# Ghost Bikes of Germany



## Teqtonik (Jan 14, 2012)

Aside from the short seat post and the weight I am digging the Northshore
















Features:
• Frame: NS 7005 LFT
• Stem: Truvativ Holzfeller 31.8 mm
• Fork: Marzocchi 66 RCV 180 mm 20 QR
• Headset: FSA Gravity Reducer
• Handlebar: Truvativ Boobar 740/780 mm 31.8 mm
• Seatpost: Syncros FR 6061 31.6 mm
• Saddle: GHOST VL 1695
• Rear Derailleur: Shimano XT 9-Speed
• Chainguide: E-Thirteen Chainguard
• Shifter: Shimano Deore SL
• Brake lever: Magura MT2
• Bottom Bracket: Truvativ Howitzer XR
• Crankset: Truvativ Hussefelt 38
• Brakes: Magura MT2 200/180 mm
• Front Tires: Schwalbe Muddy Mary Performance 2.5
• Rear Tires: Schwalbe Muddy Mary Performance 2.5
• Rims: Alex Supra 4X
• Spokes: DT Swiss 1.8
• Hubs: SRAM X.9 X 12 mm
• Cassette: Shimano 11-32
• Rear Shock: Marzocchi Roco Coil R 180 mm
• Front Travel: 180 mm
• Rear Travel: 180mm
• Weight: 18.30kg


----------



## recitio (Dec 22, 2011)

Most of their bikes seem pretty ugly to me, but this one looks great.


----------



## lelebebbel (Jan 31, 2005)

They have a history of undersized bearings in the rear triangle on pretty much all of their bikes ever. You can't buy them in the US anyhow though, because Special-Ed owns a US patent on the Horst-Link linkage.


----------



## rep_1969 (Mar 25, 2004)

I think they should be sued by Trek. Wow, what a rip-off.


----------



## nightofthefleming (Jun 14, 2009)

rep_1969 said:


> I think they should be sued by Trek. Wow, what a rip-off.


why?


----------



## Cygnus X-1 (Sep 14, 2006)

rep_1969 said:


> I think they should be sued by Trek. Wow, what a rip-off.
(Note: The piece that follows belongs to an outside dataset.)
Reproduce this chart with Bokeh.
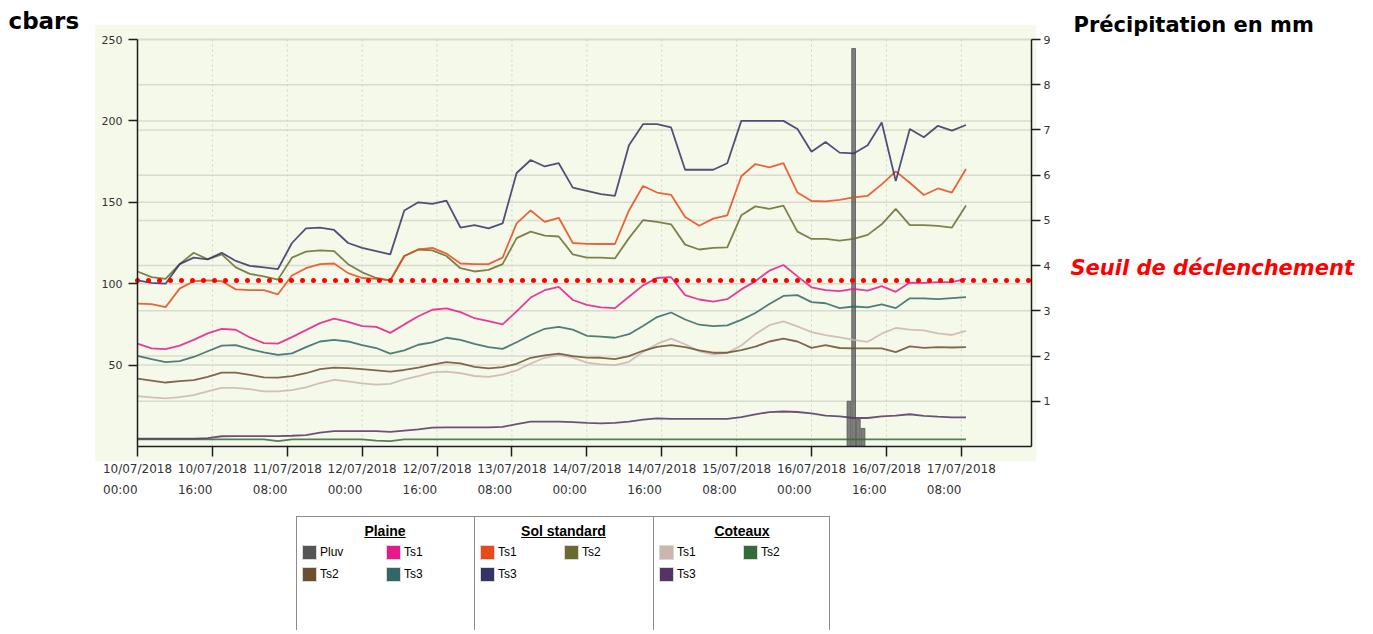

its not even close to trek, just because they both have rocker arms doesn't mean they're the same.


----------



## Teqtonik (Jan 14, 2012)

lelebebbel said:


> They have a history of undersized bearings in the rear triangle on pretty much all of their bikes ever. You can't buy them in the US anyhow though, because Special-Ed owns a US patent on the Horst-Link linkage.
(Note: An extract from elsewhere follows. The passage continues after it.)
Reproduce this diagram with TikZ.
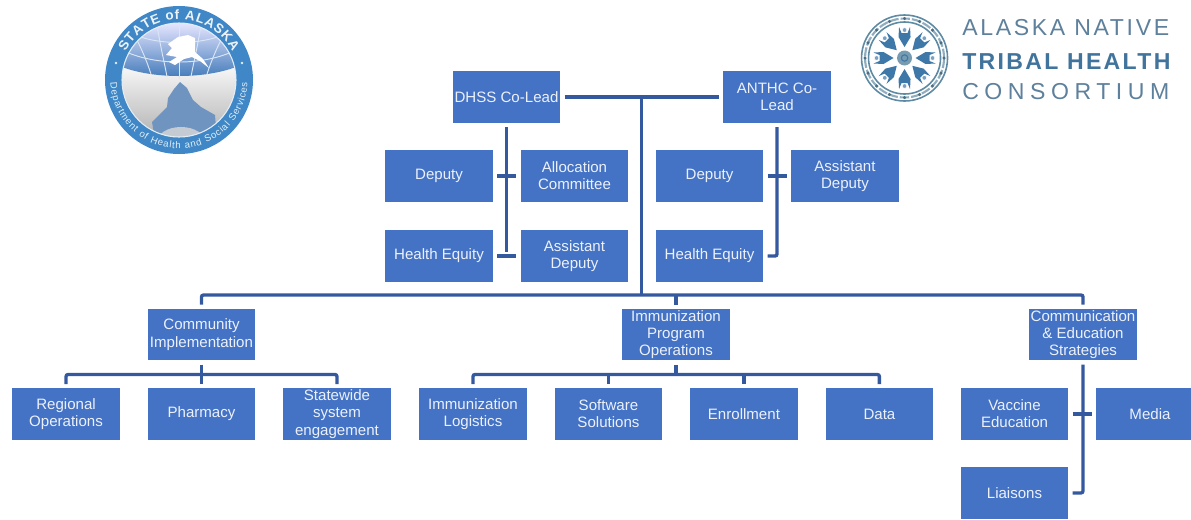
\documentclass[tikz,border=0pt]{standalone}
\usepackage{fontspec}
\setmainfont{Liberation Sans}
\usetikzlibrary{positioning, calc, decorations.text}
\definecolor{boxblue}{HTML}{4472C4}
\definecolor{linkblue}{HTML}{35599F}
\definecolor{sealblue}{HTML}{3F87C6}
\definecolor{globeblue}{HTML}{3F78B8}
\definecolor{hillblue}{HTML}{6F94C0}
\definecolor{wheelblue}{HTML}{5F8AA3}
\definecolor{figblue}{HTML}{3D78A8}
\definecolor{logotext}{HTML}{5D809C}
\definecolor{logobold}{HTML}{41749C}
\tikzset{%
	box/.style={rectangle, fill=boxblue, text=white!90!boxblue, minimum width=80.6pt, minimum height=38.6pt,%
		inner sep=0pt, align=center, font=\fontsize{11.3}{12.9}\selectfont},
	link/.style={draw=linkblue, line width=2.5pt, rounded corners=1.5pt, shorten >=3pt, shorten <=3pt},
	stem/.style={link, shorten >=0pt},
	meridian/.style={draw=white!80!sealblue, line width=0.7pt},
	logoline/.style={anchor=base west, inner sep=0pt, font=\fontsize{17.3}{20}\selectfont}
}

\begin{document}
\begin{tikzpicture}[x=0.75pt, y=-0.75pt, node distance=21pt and 20.6pt]
	\useasboundingbox (0,0) rectangle (1191,519);
	\clip (0,0) rectangle (1191,519);

	% state seal
	\begin{scope}[x=0.75pt, y=0.75pt, shift={(134.25pt,-60pt)}]
		\fill[sealblue] (0,0) circle (74);
		\begin{scope}
			\clip (0,0) circle (57);
			\shade[top color=black!3, bottom color=black!30] (-57,-57) rectangle (57,14);
			\shade[top color=blue!10!white, bottom color=globeblue] (-57,57) -- (57,57) -- (57,13) .. controls (25,1) and (-25,1) .. (-57,13) -- cycle;
			\draw[meridian] (-57,30) .. controls (-25,14) and (25,14) .. (57,30);
			\draw[meridian] (-50,48) .. controls (-25,34) and (25,34) .. (50,48);
			\draw[meridian] (0,57) -- (0,1);
			\draw[meridian] (-22,55) .. controls (-18,30) and (-14,15) .. (-12,3);
			\draw[meridian] (22,55) .. controls (18,30) and (14,15) .. (12,3);
			\draw[meridian] (-42,40) .. controls (-36,28) and (-32,18) .. (-28,6);
			\draw[meridian] (42,40) .. controls (36,28) and (32,18) .. (28,6);
			\fill[white] (-1,43) -- (9,45) -- (16,42) -- (16,28) -- (24,21) -- (30,12) -- (21,19) -- (13,23) -- (5,21) -- (-4,15) -- (-10,18) -- (-2,23) -- (-13,25) -- (-7,32) -- (-11,36) -- cycle;
			\fill[hillblue] (1,-2) -- (-5,-9) -- (-11,-18) -- (-12,-27) -- (-27,-42) -- (-24,-60) -- (38,-60) -- (36,-35) -- (22,-27) -- (14,-20) -- (8,-8) -- cycle;
			\fill[hillblue!55!black!30!white] (2,-62) ellipse (24 and 15);
		\end{scope}
		\draw[white!85!sealblue, line width=0.8pt] (0,0) circle (57);
		\fill[white!85!sealblue] (-63,17) circle (1.3);
		\fill[white!85!sealblue] (63,17) circle (1.3);
		\path[decorate, decoration={text along path, text align={fit to path}, text color=white!90!sealblue,%
			text={|\fontsize{10}{12}\selectfont\bfseries|STATE of ALASKA}}] (152:60.5) arc (152:28:60.5);
		\path[decorate, decoration={text along path, text align={fit to path}, text color=white!85!sealblue,%
			text={|\fontsize{7.2}{9}\selectfont|Department of Health and Social Services}}] (182:68.5) arc (182:358:68.5);
	\end{scope}

	% consortium wheel
	\begin{scope}[x=0.75pt, y=0.75pt, shift={(678.4pt,-43.5pt)}]
		\draw[wheelblue, line width=1.2pt] (0,0) circle (43);
		\draw[wheelblue, line width=1.2pt] (0,0) circle (36);
		\draw[wheelblue!70!white, line width=1.6pt, dash pattern=on 7pt off 1.5pt] (0,0) circle (39.5);
		\foreach \a in {0,22.5,...,337.5}
			\fill[wheelblue!80!black] (\a:39.5) circle (1.7);
		\foreach \a in {0,45,...,315} {
			\fill[figblue, rotate=\a] (11,0) -- (21,-6) -- (31,-5.5) -- (25,-3) -- (25,3) -- (31,5.5) -- (21,6) -- cycle;
			\fill[white!30!figblue, draw=white, line width=0.5pt, rotate=\a] (28,0) circle (2.4);
		}
		\fill[wheelblue!85!white] (0,0) circle (7.5);
		\draw[figblue, line width=0.8pt] (0,0) circle (3.2);
	\end{scope}
	\node[logoline, text=logotext] (title1) at (962,35) {\addfontfeature{LetterSpace=11.5}ALASKA NATIVE};
	\node[logoline, text=logobold] (title2) at (962,69) {\addfontfeature{LetterSpace=10}\bfseries TRIBAL HEALTH};
	\node[logoline, text=logotext] (title3) at (962,99) {\addfontfeature{LetterSpace=24}CONSORTIUM};

	\node[box] (dhss) at (506.5,97) {DHSS Co-Lead};
	\node[box] (anthc) at (777,97) {ANTHC Co-\\Lead};

	\node[box] (deputy1) at (439,176) {Deputy};
	\node[box, right=of deputy1] (alloc) {Allocation\\Committee};
	\node[box, below=of deputy1] (equity1) {Health Equity};
	\node[box, right=of equity1] (assist1) {Assistant\\Deputy};

	\node[box] (deputy2) at (709.5,176) {Deputy};
	\node[box, right=of deputy2] (assist2) {Assistant\\Deputy};
	\node[box, below=of deputy2] (equity2) {Health Equity};

	\node[box] (community) at (201.5,334.5) {Community\\Implementation};
	\node[box] (immunization) at (676,334.5) {Immunization\\Program\\Operations};
	\node[box] (strategies) at (1083,334.5) {Communication\\\& Education\\Strategies};

	\node[box] (pharmacy) at (201.5,414) {Pharmacy};
	\node[box, left=of pharmacy] (regional) {Regional\\Operations};
	\node[box, right=of pharmacy] (statewide) {Statewide\\system\\engagement};

	\node[box] (logistics) at (473,414) {Immunization\\Logistics};
	\node[box, right=of logistics] (software) {Software\\Solutions};
	\node[box, right=of software] (enrollment) {Enrollment};
	\node[box, right=of enrollment] (data) {Data};

	\node[box] (vaccine) at (1014.5,414) {Vaccine\\Education};
	\node[box, right=of vaccine] (media) {Media};
	\node[box, below=20.2pt of vaccine] (liaisons) {Liaisons};

	\coordinate (cotop) at ($(dhss)!0.5!(anthc)$);
	\coordinate (topbus) at (0,295);
	\coordinate (lowbus) at (0,374.5);
	\coordinate (dhssend) at ($(equity1)!0.5!(assist1)$);

	\draw[link] (dhss) to (anthc);
	\draw[link, shorten <=0pt, shorten >=0pt] (cotop) to (cotop |- topbus);
	\draw[link] (dhss) to (dhss |- dhssend);
	\draw[link] (deputy1) to (alloc);
	\draw[link] (equity1) to (assist1);
	\draw[link] (anthc) |- (equity2);
	\draw[link] (deputy2) to (assist2);

	\draw[link] (community.north) -- (community.north |- topbus) -- (strategies.north |- topbus) -- (strategies.north);
	\draw[stem] (immunization.north) to (immunization.north |- topbus);

	\draw[link] (community) to (pharmacy);
	\draw[link] (regional.north) -- (regional.north |- lowbus) -- (statewide.north |- lowbus) -- (statewide.north);

	\draw[stem] (immunization.south) to (immunization.south |- lowbus);
	\draw[link] (logistics.north) -- (logistics.north |- lowbus) -- (data.north |- lowbus) -- (data.north);
	\draw[stem] (software.north) to (software.north |- lowbus);
	\draw[stem] (enrollment.north) to (enrollment.north |- lowbus);

	\draw[link] (strategies) |- (liaisons);
	\draw[link] (vaccine) to (media);
\end{tikzpicture}
\end{document}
I found this on Chain Reactions website. A lot of the bikes there aren't for sale in the US, like the Cubes and the Konas. This one didn't say that it isn't available in the US like those bikes though, but then again all it said was it wouldn't be available till April 9th


----------



## BigHit-Maniac (Apr 13, 2004)

I love that bike. DOES WANT!!


----------



## Teqtonik (Jan 14, 2012)

Here's the link to buy, although a little early. Just under 3k too
Ghost Northshore Suspension Bike 2012 | Buy Online | ChainReactionCycles.com


----------



## mtbnozpikr (Sep 1, 2008)

I didn't know they made gravity bikes. A few years ago when I went to check them out online I was hard pressed to find anything more than white painted bikes put as memorials where cyclists had been killed. It looks great though.
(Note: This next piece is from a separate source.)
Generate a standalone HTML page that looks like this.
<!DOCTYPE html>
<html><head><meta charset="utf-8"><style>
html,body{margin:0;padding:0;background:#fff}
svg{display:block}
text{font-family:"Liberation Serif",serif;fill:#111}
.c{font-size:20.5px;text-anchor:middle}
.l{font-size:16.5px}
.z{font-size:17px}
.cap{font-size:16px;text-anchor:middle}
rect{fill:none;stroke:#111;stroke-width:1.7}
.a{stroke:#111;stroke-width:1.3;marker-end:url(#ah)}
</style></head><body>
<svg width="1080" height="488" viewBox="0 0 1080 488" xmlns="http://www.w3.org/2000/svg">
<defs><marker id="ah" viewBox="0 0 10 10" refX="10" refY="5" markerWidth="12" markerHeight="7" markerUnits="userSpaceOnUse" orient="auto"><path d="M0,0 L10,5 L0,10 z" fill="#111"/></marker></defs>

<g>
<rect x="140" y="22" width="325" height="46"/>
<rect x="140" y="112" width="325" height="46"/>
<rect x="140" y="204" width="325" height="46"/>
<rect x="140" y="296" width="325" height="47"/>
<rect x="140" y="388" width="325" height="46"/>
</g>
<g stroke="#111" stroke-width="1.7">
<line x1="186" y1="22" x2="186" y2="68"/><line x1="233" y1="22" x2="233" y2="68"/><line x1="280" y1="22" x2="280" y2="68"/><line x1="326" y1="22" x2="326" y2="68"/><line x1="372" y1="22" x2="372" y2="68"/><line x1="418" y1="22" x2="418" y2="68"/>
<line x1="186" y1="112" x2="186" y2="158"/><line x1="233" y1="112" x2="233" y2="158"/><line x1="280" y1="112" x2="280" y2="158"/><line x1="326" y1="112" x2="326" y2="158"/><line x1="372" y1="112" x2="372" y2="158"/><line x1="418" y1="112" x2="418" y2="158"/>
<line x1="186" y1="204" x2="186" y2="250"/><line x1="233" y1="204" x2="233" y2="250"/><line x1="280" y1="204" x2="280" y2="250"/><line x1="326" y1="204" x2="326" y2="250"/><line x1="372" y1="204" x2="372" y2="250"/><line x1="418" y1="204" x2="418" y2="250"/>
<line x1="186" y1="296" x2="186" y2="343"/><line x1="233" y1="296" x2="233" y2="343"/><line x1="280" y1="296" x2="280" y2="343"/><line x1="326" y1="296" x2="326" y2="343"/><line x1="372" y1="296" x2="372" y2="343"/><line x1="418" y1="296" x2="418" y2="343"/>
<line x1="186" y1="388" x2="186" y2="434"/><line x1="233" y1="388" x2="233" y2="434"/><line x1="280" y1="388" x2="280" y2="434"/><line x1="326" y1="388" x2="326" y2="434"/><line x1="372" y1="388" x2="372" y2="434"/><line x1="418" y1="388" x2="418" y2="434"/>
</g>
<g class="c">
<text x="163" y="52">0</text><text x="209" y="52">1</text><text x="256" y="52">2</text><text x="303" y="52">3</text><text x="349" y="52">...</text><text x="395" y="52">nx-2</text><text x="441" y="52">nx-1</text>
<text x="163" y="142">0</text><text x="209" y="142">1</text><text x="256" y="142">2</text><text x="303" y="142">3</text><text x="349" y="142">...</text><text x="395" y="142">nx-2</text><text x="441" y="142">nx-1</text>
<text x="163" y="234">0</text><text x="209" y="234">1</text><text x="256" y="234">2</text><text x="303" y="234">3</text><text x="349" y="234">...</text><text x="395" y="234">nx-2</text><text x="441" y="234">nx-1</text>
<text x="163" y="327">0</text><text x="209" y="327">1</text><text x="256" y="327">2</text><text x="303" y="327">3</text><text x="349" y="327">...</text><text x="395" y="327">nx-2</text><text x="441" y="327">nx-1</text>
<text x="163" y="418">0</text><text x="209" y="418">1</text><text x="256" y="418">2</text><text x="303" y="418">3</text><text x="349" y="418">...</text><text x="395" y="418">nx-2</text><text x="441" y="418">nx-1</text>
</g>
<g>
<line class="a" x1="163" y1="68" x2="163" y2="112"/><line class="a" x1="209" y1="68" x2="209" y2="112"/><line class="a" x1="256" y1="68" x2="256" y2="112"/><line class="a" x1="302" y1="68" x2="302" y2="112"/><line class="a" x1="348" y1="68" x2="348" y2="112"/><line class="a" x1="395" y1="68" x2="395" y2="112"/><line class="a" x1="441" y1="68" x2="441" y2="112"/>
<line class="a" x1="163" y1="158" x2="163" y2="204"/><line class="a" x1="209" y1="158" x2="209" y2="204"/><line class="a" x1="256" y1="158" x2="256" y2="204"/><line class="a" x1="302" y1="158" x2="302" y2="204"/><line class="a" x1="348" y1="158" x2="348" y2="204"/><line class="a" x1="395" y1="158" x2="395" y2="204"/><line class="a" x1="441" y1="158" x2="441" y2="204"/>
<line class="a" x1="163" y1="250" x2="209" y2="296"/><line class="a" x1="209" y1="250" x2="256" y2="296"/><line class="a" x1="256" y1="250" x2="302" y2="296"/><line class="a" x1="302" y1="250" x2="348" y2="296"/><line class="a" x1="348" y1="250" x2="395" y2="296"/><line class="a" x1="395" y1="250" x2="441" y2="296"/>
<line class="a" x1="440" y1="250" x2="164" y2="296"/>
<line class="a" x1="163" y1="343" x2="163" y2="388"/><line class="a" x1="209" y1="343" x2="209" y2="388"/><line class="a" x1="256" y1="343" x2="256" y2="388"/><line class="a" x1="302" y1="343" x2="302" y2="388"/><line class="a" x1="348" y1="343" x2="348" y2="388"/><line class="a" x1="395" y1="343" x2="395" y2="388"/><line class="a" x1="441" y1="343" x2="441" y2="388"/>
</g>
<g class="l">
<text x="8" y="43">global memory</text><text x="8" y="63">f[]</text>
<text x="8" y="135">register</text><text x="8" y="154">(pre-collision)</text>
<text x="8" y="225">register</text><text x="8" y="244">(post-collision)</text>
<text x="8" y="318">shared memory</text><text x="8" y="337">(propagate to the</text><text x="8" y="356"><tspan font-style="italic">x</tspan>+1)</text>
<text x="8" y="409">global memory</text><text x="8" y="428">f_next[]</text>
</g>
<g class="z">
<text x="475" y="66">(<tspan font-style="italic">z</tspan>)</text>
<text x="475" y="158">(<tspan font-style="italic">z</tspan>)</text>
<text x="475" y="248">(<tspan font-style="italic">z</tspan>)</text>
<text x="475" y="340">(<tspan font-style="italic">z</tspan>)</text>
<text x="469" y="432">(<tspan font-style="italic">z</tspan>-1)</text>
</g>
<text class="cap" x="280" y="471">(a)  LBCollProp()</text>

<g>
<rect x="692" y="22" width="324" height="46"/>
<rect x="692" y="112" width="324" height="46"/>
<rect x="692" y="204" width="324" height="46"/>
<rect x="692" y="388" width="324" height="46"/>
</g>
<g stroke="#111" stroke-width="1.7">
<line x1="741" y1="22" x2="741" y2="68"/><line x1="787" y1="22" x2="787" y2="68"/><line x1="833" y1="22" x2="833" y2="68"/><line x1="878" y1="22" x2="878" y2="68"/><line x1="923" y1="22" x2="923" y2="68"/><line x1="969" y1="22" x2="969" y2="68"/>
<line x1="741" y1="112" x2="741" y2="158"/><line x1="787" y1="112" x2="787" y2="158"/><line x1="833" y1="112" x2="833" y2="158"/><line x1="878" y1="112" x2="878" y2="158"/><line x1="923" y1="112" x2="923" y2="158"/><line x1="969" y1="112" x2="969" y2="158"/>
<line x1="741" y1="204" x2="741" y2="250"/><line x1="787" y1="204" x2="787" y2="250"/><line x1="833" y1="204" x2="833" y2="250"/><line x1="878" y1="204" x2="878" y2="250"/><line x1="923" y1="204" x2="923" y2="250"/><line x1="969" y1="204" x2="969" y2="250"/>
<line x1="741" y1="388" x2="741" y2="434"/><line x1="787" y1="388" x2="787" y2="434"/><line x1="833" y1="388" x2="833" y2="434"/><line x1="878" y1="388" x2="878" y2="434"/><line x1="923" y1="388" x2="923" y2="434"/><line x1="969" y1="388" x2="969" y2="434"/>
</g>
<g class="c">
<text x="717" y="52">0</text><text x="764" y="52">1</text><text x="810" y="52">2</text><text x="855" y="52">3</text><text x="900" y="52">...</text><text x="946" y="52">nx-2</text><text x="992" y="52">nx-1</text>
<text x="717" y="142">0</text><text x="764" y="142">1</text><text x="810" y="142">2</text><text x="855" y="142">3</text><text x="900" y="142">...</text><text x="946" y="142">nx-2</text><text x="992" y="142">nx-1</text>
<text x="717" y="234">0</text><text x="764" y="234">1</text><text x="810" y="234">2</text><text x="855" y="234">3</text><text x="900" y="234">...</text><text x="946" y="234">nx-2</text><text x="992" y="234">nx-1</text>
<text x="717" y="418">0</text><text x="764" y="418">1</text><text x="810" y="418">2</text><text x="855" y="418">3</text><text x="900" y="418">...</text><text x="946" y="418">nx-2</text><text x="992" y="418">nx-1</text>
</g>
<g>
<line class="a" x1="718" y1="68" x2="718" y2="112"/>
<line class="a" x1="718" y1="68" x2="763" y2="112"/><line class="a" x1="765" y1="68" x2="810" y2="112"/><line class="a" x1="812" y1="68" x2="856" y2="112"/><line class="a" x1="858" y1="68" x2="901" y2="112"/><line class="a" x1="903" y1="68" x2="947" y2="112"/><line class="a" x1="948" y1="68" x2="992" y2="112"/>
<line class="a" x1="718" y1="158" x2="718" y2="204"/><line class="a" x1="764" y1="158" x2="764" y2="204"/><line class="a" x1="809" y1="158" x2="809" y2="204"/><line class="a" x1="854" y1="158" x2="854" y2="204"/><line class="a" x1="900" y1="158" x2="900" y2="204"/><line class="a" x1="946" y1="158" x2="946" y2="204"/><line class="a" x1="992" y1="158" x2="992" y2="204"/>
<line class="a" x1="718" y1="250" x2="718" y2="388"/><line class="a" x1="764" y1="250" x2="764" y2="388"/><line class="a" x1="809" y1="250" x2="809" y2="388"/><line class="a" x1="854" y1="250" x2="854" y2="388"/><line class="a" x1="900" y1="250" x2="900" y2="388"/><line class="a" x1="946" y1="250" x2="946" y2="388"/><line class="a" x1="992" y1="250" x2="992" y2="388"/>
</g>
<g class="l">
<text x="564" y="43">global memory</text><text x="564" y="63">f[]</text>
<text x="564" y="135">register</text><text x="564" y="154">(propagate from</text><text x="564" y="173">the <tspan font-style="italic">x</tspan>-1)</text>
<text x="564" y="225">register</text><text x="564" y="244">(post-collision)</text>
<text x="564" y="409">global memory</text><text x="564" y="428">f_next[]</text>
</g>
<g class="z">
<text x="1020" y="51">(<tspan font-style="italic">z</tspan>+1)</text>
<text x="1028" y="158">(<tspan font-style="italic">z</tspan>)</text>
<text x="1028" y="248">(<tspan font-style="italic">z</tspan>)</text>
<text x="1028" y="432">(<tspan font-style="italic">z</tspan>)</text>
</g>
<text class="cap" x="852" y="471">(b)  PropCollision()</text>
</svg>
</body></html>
Also just under $3000 for a pretty solid build seems pretty reasonable.


----------



## rep_1969 (Mar 25, 2004)

Cygnus X-1 said:


> its not even close to trek, just because they both have rocker arms doesn't mean they're the same.


Really? If you can't see the similarities of these two frames, then you must be blind. Luckily this is a pretty bad copy of the Session. And yeah, speaking of rocker arms, I guess you could say they ripped that ugly rocker arm off of Kona. There is nothing special or unique about this bike in my opinion. :skep:


----------



## Teqtonik (Jan 14, 2012)

I can see the similarities in the front triangle, but that is about it.


----------



## b-kul (Sep 20, 2009)

Teqtonik said:


> I can see the similarities in the front triangle, but that is about it.


same here, if you want that shock orientation theres really only one way to do it.


----------



## SHIVER ME TIMBERS (Jan 12, 2004)

rep_1969 said:


> Really? If you can't see the similarities of these two frames, then you must be blind. Luckily this is a pretty bad copy of the Session. And yeah, speaking of rocker arms, I guess you could say they ripped that ugly rocker arm off of Kona. There is nothing special or unique about this bike in my opinion. :skep:


yeah...a lot of bikes front triangle look the same, and at first I thought it was a copy of the Trek..but the FSR in the back changed it....I wonder how that bike would ride with the FSR on the back and the faux bar links...would they fight each other??? Personally I would never buy the first year of any frame...usually the first year has flaws that they fix the second year around....seen that with cars too


----------



## Cygnus X-1 (Sep 14, 2006)

rep_1969 said:


> Really? If you can't see the similarities of these two frames, then you must be blind. Luckily this is a pretty bad copy of the Session. And yeah, speaking of rocker arms, I guess you could say they ripped that ugly rocker arm off of Kona. There is nothing special or unique about this bike in my opinion. :skep:


I'm talking on how the suspension operates. if you want to sue based on how a bike looks then sure. its not like a 4 bar is anything new here.


----------



## kubo (Sep 20, 2009)

I dunno... Seems like the bike contradicts itself. 

It looks to be built for freeriding or jumping, but I can't imagine throwing around a 2012 40lbs bike. Besides, I thought the 4 bar linkage isn’t really designed for that type of riding. 

That rear suspension design has good attributes for DH as well as AM and XC... but the bike doesn't look to be designed for that either... :skep:


----------



## jmountain (Jun 11, 2011)

"See theirs goes ding ding da da ding ding, ours goes ding ding da da ding ding ding...it's not the same"


----------



## rep_1969 (Mar 25, 2004)

jmountain said:


> "See theirs goes ding ding da da ding ding, ours goes ding ding da da ding ding ding...it's not the same"


Right on!! :thumbsup:


----------



## jmountain (Jun 11, 2011)

Hehehehe


----------



## Teqtonik (Jan 14, 2012)

jmountain said:


> "See theirs goes ding ding da da ding ding, ours goes ding ding da da ding ding ding...it's not the same"


fffff

well played, jmountain


----------



## Teqtonik (Jan 14, 2012)

Is it just me or does it kinda look like it's BMW M-powered?


----------



## A-NON-A (Sep 21, 2008)

The only GHOST that I'm feelin is the ONE GHOST INDUSTRIES MUSASHI ...


----------